With the exception of John Redwood, who refused to sign official letters drafted in Welsh, successive Tory Welsh secretaries have handled the language question with a sensitivity that contrasts sharply with the approach to problems such as Wales' low-wage economy and the deprivations of the old mining valleys. As a bonus, the Government has kept the lid on nationalist protests to an extent not seen in Scotland, where language is barely an issue.
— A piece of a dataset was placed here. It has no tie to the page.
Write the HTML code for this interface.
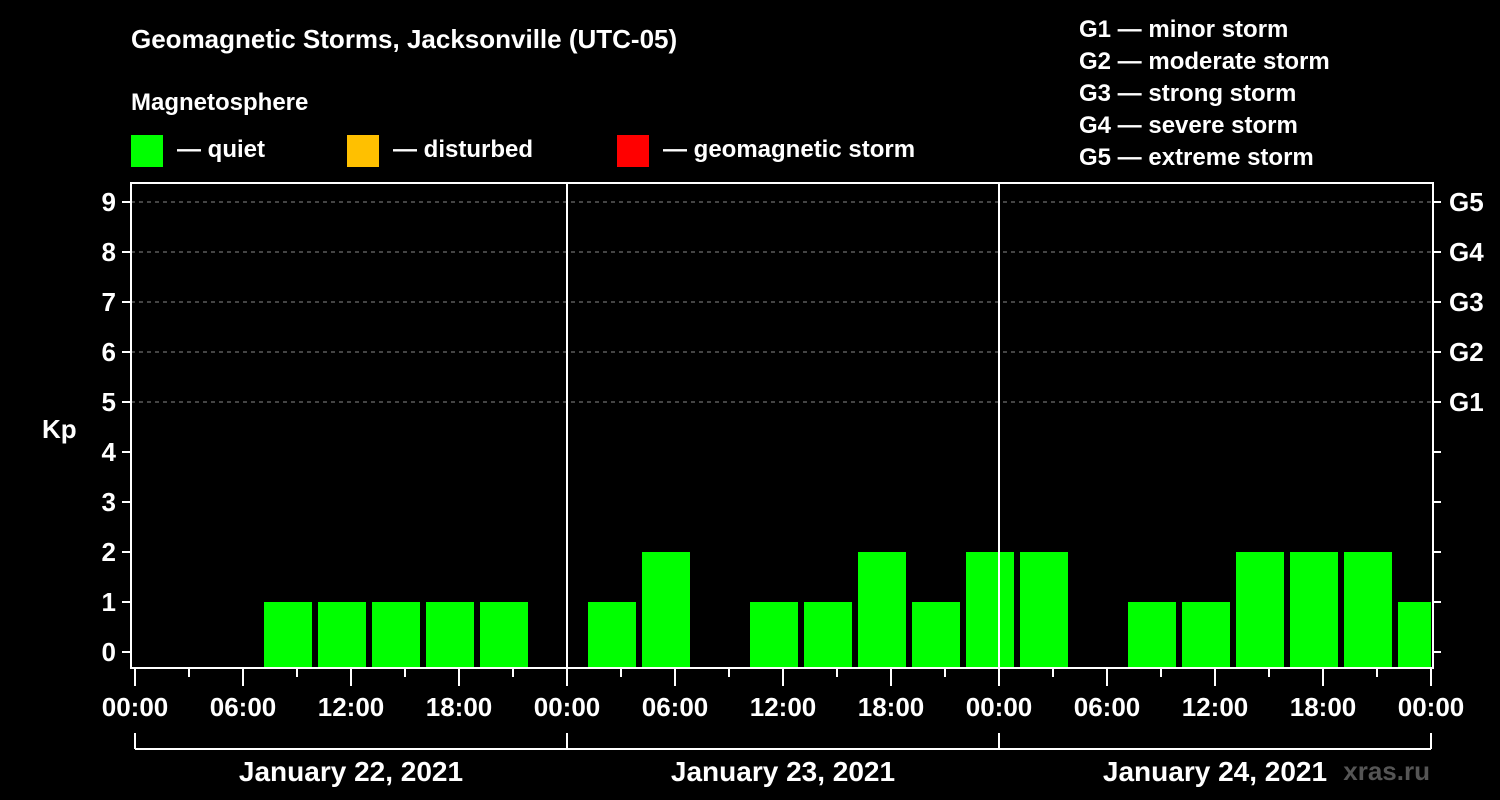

Controversy, a staple of Welsh life, continues. Lord Elis-Thomas says the language is no longer a political issue. But he adds: "We see evidence of a lack of confidence with regard to the future security of the language and in the extent to which people use Welsh - especially as regards reading, writing and dealing with officialdom."

Dr Tim Williams, an academic whose PhD on the decline of the language caused a furore a few years ago warned about being "misled by the statistics. Children are being used as the poor bloody infantry in an unwinnable battle," he said.

A fluent a Welsh speaker, Dr Williams' military analogy is as clear as the fusliers' message in Bosnia. Language is all about communication.